STATED TASK:
Extract the whole listing as it stands. Do not include the pictures.

SOURCE MATERIAL:
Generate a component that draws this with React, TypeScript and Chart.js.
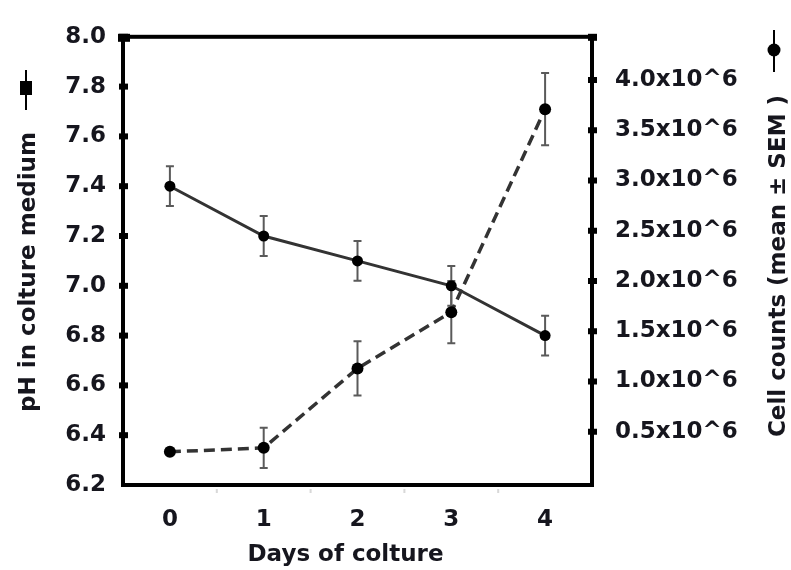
import { useEffect, useRef } from "react";
import { Chart, registerables } from "chart.js";

Chart.register(...registerables);

// ---- data ----
const days = [0, 1, 2, 3, 4];
const phMean = [7.4, 7.2, 7.1, 7.0, 6.8];
const phSem = [0.08, 0.08, 0.08, 0.08, 0.08];
const cellMean = [0.3e6, 0.34e6, 1.13e6, 1.69e6, 3.71e6];
const cellSem = [0, 0.2e6, 0.27e6, 0.31e6, 0.36e6];
const phTicks = [6.2, 6.4, 6.6, 6.8, 7.0, 7.2, 7.4, 7.6, 7.8, 8.0];
const cellTicks = [0.5e6, 1.0e6, 1.5e6, 2.0e6, 2.5e6, 3.0e6, 3.5e6, 4.0e6];
const dayTicks = [0, 1, 2, 3, 4];
const halfDayMarks = [0.5, 1.5, 2.5, 3.5];
const xTitle = "Days of colture";
const phTitle = "pH in colture medium";
const cellTitle = "Cell counts (mean ± SEM )";

const FONT = "'DejaVu Sans', Verdana, sans-serif";
const TEXT = "#16161e";

const decorPlugin = {
  id: "decor",
  beforeDatasetsDraw(chart: any) {
    const ctx = chart.ctx;
    const x = chart.scales.x;
    const sets = [
      { mean: phMean, sem: phSem, scale: chart.scales.yL },
      { mean: cellMean, sem: cellSem, scale: chart.scales.yR },
    ];
    ctx.save();
    ctx.strokeStyle = "#5a5a5a";
    ctx.lineWidth = 2;
    for (const s of sets) {
      days.forEach((d, i) => {
        if (!s.sem[i]) return;
        const px = x.getPixelForValue(d);
        const t = s.scale.getPixelForValue(s.mean[i] + s.sem[i]);
        const b = s.scale.getPixelForValue(s.mean[i] - s.sem[i]);
        ctx.beginPath();
        ctx.moveTo(px, t);
        ctx.lineTo(px, b);
        ctx.moveTo(px - 4, t);
        ctx.lineTo(px + 4, t);
        ctx.moveTo(px - 4, b);
        ctx.lineTo(px + 4, b);
        ctx.stroke();
      });
    }
    ctx.restore();
  },
  afterDatasetsDraw(chart: any) {
    const ctx = chart.ctx;
    const a = chart.chartArea;
    const yL = chart.scales.yL;
    const yR = chart.scales.yR;
    const x = chart.scales.x;
    ctx.save();
    // frame
    ctx.strokeStyle = "#000";
    ctx.lineWidth = 4;
    ctx.strokeRect(a.left, a.top, a.right - a.left, a.bottom - a.top);
    ctx.fillStyle = "#000";
    // left tick blocks
    phTicks.forEach((v) => {
      if (v === phTicks[0]) return;
      const py = yL.getPixelForValue(v);
      ctx.fillRect(a.left - 4, py - 3, 9, 6);
    });
    // right tick blocks
    cellTicks.forEach((v) => {
      const py = yR.getPixelForValue(v);
      ctx.fillRect(a.right - 4, py - 3, 9, 6);
    });
    ctx.fillRect(a.right - 4, a.top - 3, 9, 7);
    ctx.fillRect(a.left - 5, a.top - 3, 12, 8);
    // faint bottom marks
    ctx.fillStyle = "#d8d8d8";
    halfDayMarks.forEach((v) => {
      const px = x.getPixelForValue(v);
      ctx.fillRect(px - 1, a.bottom + 4, 2, 4);
    });
    ctx.restore();
  },
  afterDraw(chart: any) {
    const ctx = chart.ctx;
    const a = chart.chartArea;
    ctx.save();
    ctx.fillStyle = TEXT;
    ctx.font = `bold 23px ${FONT}`;
    ctx.textAlign = "center";
    ctx.textBaseline = "middle";
    // x title
    ctx.fillText(xTitle, (a.left + a.right) / 2 - 12, 555);
    // left title
    ctx.save();
    ctx.translate(29, 272);
    ctx.rotate(-Math.PI / 2);
    ctx.fillText(phTitle, 0, 0);
    ctx.restore();
    // right title
    ctx.save();
    ctx.translate(779, 266);
    ctx.rotate(-Math.PI / 2);
    ctx.fillText(cellTitle, 0, 0);
    ctx.restore();
    // legend symbols
    ctx.strokeStyle = "#000";
    ctx.fillStyle = "#000";
    ctx.lineWidth = 2;
    ctx.beginPath();
    ctx.moveTo(26, 70);
    ctx.lineTo(26, 110);
    ctx.stroke();
    ctx.fillRect(20, 81, 12, 14);
    ctx.beginPath();
    ctx.moveTo(774, 30);
    ctx.lineTo(774, 72);
    ctx.stroke();
    ctx.beginPath();
    ctx.arc(774, 50, 6.5, 0, Math.PI * 2);
    ctx.fill();
    ctx.restore();
  },
};

export default function App() {
  const ref = useRef<HTMLCanvasElement | null>(null);
  useEffect(() => {
    if (!ref.current) return;
    const tickFont = { family: FONT, size: 23, weight: "bold" as const };
    const chart = new Chart(ref.current, {
      type: "line",
      data: {
        datasets: [
          {
            label: phTitle,
            data: days.map((d, i) => ({ x: d, y: phMean[i] })),
            xAxisID: "x",
            yAxisID: "yL",
            borderColor: "#333",
            borderWidth: 3,
            pointRadius: 5.5,
            pointBackgroundColor: "#000",
            pointBorderWidth: 0,
            tension: 0,
          },
          {
            label: cellTitle,
            data: days.map((d, i) => ({ x: d, y: cellMean[i] })),
            xAxisID: "x",
            yAxisID: "yR",
            borderColor: "#333",
            borderWidth: 3.5,
            borderDash: [11, 6],
            pointRadius: 6,
            pointBackgroundColor: "#000",
            pointBorderWidth: 0,
            tension: 0,
          },
        ],
      },
      options: {
        responsive: false,
        animation: false,
        layout: { padding: { top: 29, left: 0, right: 0, bottom: 0 } },
        plugins: { legend: { display: false }, tooltip: { enabled: false } },
        scales: {
          x: {
            type: "linear",
            position: "bottom",
            min: -0.5,
            max: 4.5,
            grid: { display: false, drawTicks: false },
            border: { display: false },
            afterBuildTicks: (s: any) => {
              s.ticks = dayTicks.map((v) => ({ value: v }));
            },
            afterFit: (s: any) => {
              s.height = 85;
            },
            ticks: {
              font: tickFont,
              color: TEXT,
              padding: 21,
              maxRotation: 0,
              callback: (v: any) => String(v),
            },
          },
          yL: {
            type: "linear",
            position: "left",
            min: 6.2,
            max: 8.0,
            grid: { display: false, drawTicks: false },
            border: { display: false },
            afterBuildTicks: (s: any) => {
              s.ticks = phTicks.map((v) => ({ value: v }));
            },
            afterFit: (s: any) => {
              s.width = 123;
            },
            ticks: {
              font: tickFont,
              color: TEXT,
              padding: 17,
              callback: (v: any) => Number(v).toFixed(1),
            },
          },
          yR: {
            type: "linear",
            position: "right",
            min: -0.03e6,
            max: 4.43e6,
            grid: { display: false, drawTicks: false },
            border: { display: false },
            afterBuildTicks: (s: any) => {
              s.ticks = cellTicks.map((v) => ({ value: v }));
            },
            afterFit: (s: any) => {
              s.width = 199;
            },
            ticks: {
              font: tickFont,
              color: TEXT,
              padding: 23,
              callback: (v: any) => (Number(v) / 1e6).toFixed(1) + "x10^6",
            },
          },
        },
      },
      plugins: [decorPlugin],
    });
    return () => chart.destroy();
  }, []);
  return (
    <div style={{ position: "absolute", left: 0, top: 0, width: 791, height: 570, background: "#fff" }}>
      <canvas ref={ref} width={791} height={570} />
    </div>
  );
}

THE COMPLETED TASK:
Generate a component that draws this with React, TypeScript and Chart.js.
import { useEffect, useRef } from "react";
import { Chart, registerables } from "chart.js";

Chart.register(...registerables);

// ---- data ----
const days = [0, 1, 2, 3, 4];
const phMean = [7.4, 7.2, 7.1, 7.0, 6.8];
const phSem = [0.08, 0.08, 0.08, 0.08, 0.08];
const cellMean = [0.3e6, 0.34e6, 1.13e6, 1.69e6, 3.71e6];
const cellSem = [0, 0.2e6, 0.27e6, 0.31e6, 0.36e6];
const phTicks = [6.2, 6.4, 6.6, 6.8, 7.0, 7.2, 7.4, 7.6, 7.8, 8.0];
const cellTicks = [0.5e6, 1.0e6, 1.5e6, 2.0e6, 2.5e6, 3.0e6, 3.5e6, 4.0e6];
const dayTicks = [0, 1, 2, 3, 4];
const halfDayMarks = [0.5, 1.5, 2.5, 3.5];
const xTitle = "Days of colture";
const phTitle = "pH in colture medium";
const cellTitle = "Cell counts (mean ± SEM )";

const FONT = "'DejaVu Sans', Verdana, sans-serif";
const TEXT = "#16161e";

const decorPlugin = {
  id: "decor",
  beforeDatasetsDraw(chart: any) {
    const ctx = chart.ctx;
    const x = chart.scales.x;
    const sets = [
      { mean: phMean, sem: phSem, scale: chart.scales.yL },
      { mean: cellMean, sem: cellSem, scale: chart.scales.yR },
    ];
    ctx.save();
    ctx.strokeStyle = "#5a5a5a";
    ctx.lineWidth = 2;
    for (const s of sets) {
      days.forEach((d, i) => {
        if (!s.sem[i]) return;
        const px = x.getPixelForValue(d);
        const t = s.scale.getPixelForValue(s.mean[i] + s.sem[i]);
        const b = s.scale.getPixelForValue(s.mean[i] - s.sem[i]);
        ctx.beginPath();
        ctx.moveTo(px, t);
        ctx.lineTo(px, b);
        ctx.moveTo(px - 4, t);
        ctx.lineTo(px + 4, t);
        ctx.moveTo(px - 4, b);
        ctx.lineTo(px + 4, b);
        ctx.stroke();
      });
    }
    ctx.restore();
  },
  afterDatasetsDraw(chart: any) {
    const ctx = chart.ctx;
    const a = chart.chartArea;
    const yL = chart.scales.yL;
    const yR = chart.scales.yR;
    const x = chart.scales.x;
    ctx.save();
    // frame
    ctx.strokeStyle = "#000";
    ctx.lineWidth = 4;
    ctx.strokeRect(a.left, a.top, a.right - a.left, a.bottom - a.top);
    ctx.fillStyle = "#000";
    // left tick blocks
    phTicks.forEach((v) => {
      if (v === phTicks[0]) return;
      const py = yL.getPixelForValue(v);
      ctx.fillRect(a.left - 4, py - 3, 9, 6);
    });
    // right tick blocks
    cellTicks.forEach((v) => {
      const py = yR.getPixelForValue(v);
      ctx.fillRect(a.right - 4, py - 3, 9, 6);
    });
    ctx.fillRect(a.right - 4, a.top - 3, 9, 7);
    ctx.fillRect(a.left - 5, a.top - 3, 12, 8);
    // faint bottom marks
    ctx.fillStyle = "#d8d8d8";
    halfDayMarks.forEach((v) => {
      const px = x.getPixelForValue(v);
      ctx.fillRect(px - 1, a.bottom + 4, 2, 4);
    });
    ctx.restore();
  },
  afterDraw(chart: any) {
    const ctx = chart.ctx;
    const a = chart.chartArea;
    ctx.save();
    ctx.fillStyle = TEXT;
    ctx.font = `bold 23px ${FONT}`;
    ctx.textAlign = "center";
    ctx.textBaseline = "middle";
    // x title
    ctx.fillText(xTitle, (a.left + a.right) / 2 - 12, 555);
    // left title
    ctx.save();
    ctx.translate(29, 272);
    ctx.rotate(-Math.PI / 2);
    ctx.fillText(phTitle, 0, 0);
    ctx.restore();
    // right title
    ctx.save();
    ctx.translate(779, 266);
    ctx.rotate(-Math.PI / 2);
    ctx.fillText(cellTitle, 0, 0);
    ctx.restore();
    // legend symbols
    ctx.strokeStyle = "#000";
    ctx.fillStyle = "#000";
    ctx.lineWidth = 2;
    ctx.beginPath();
    ctx.moveTo(26, 70);
    ctx.lineTo(26, 110);
    ctx.stroke();
    ctx.fillRect(20, 81, 12, 14);
    ctx.beginPath();
    ctx.moveTo(774, 30);
    ctx.lineTo(774, 72);
    ctx.stroke();
    ctx.beginPath();
    ctx.arc(774, 50, 6.5, 0, Math.PI * 2);
    ctx.fill();
    ctx.restore();
  },
};

export default function App() {
  const ref = useRef<HTMLCanvasElement | null>(null);
  useEffect(() => {
    if (!ref.current) return;
    const tickFont = { family: FONT, size: 23, weight: "bold" as const };
    const chart = new Chart(ref.current, {
      type: "line",
      data: {
        datasets: [
          {
            label: phTitle,
            data: days.map((d, i) => ({ x: d, y: phMean[i] })),
            xAxisID: "x",
            yAxisID: "yL",
            borderColor: "#333",
            borderWidth: 3,
            pointRadius: 5.5,
            pointBackgroundColor: "#000",
            pointBorderWidth: 0,
            tension: 0,
          },
          {
            label: cellTitle,
            data: days.map((d, i) => ({ x: d, y: cellMean[i] })),
            xAxisID: "x",
            yAxisID: "yR",
            borderColor: "#333",
            borderWidth: 3.5,
            borderDash: [11, 6],
            pointRadius: 6,
            pointBackgroundColor: "#000",
            pointBorderWidth: 0,
            tension: 0,
          },
        ],
      },
      options: {
        responsive: false,
        animation: false,
        layout: { padding: { top: 29, left: 0, right: 0, bottom: 0 } },
        plugins: { legend: { display: false }, tooltip: { enabled: false } },
        scales: {
          x: {
            type: "linear",
            position: "bottom",
            min: -0.5,
            max: 4.5,
            grid: { display: false, drawTicks: false },
            border: { display: false },
            afterBuildTicks: (s: any) => {
              s.ticks = dayTicks.map((v) => ({ value: v }));
            },
            afterFit: (s: any) => {
              s.height = 85;
            },
            ticks: {
              font: tickFont,
              color: TEXT,
              padding: 21,
              maxRotation: 0,
              callback: (v: any) => String(v),
            },
          },
          yL: {
            type: "linear",
            position: "left",
            min: 6.2,
            max: 8.0,
            grid: { display: false, drawTicks: false },
            border: { display: false },
            afterBuildTicks: (s: any) => {
              s.ticks = phTicks.map((v) => ({ value: v }));
            },
            afterFit: (s: any) => {
              s.width = 123;
            },
            ticks: {
              font: tickFont,
              color: TEXT,
              padding: 17,
              callback: (v: any) => Number(v).toFixed(1),
            },
          },
          yR: {
            type: "linear",
            position: "right",
            min: -0.03e6,
            max: 4.43e6,
            grid: { display: false, drawTicks: false },
            border: { display: false },
            afterBuildTicks: (s: any) => {
              s.ticks = cellTicks.map((v) => ({ value: v }));
            },
            afterFit: (s: any) => {
              s.width = 199;
            },
            ticks: {
              font: tickFont,
              color: TEXT,
              padding: 23,
              callback: (v: any) => (Number(v) / 1e6).toFixed(1) + "x10^6",
            },
          },
        },
      },
      plugins: [decorPlugin],
    });
    return () => chart.destroy();
  }, []);
  return (
    <div style={{ position: "absolute", left: 0, top: 0, width: 791, height: 570, background: "#fff" }}>
      <canvas ref={ref} width={791} height={570} />
    </div>
  );
}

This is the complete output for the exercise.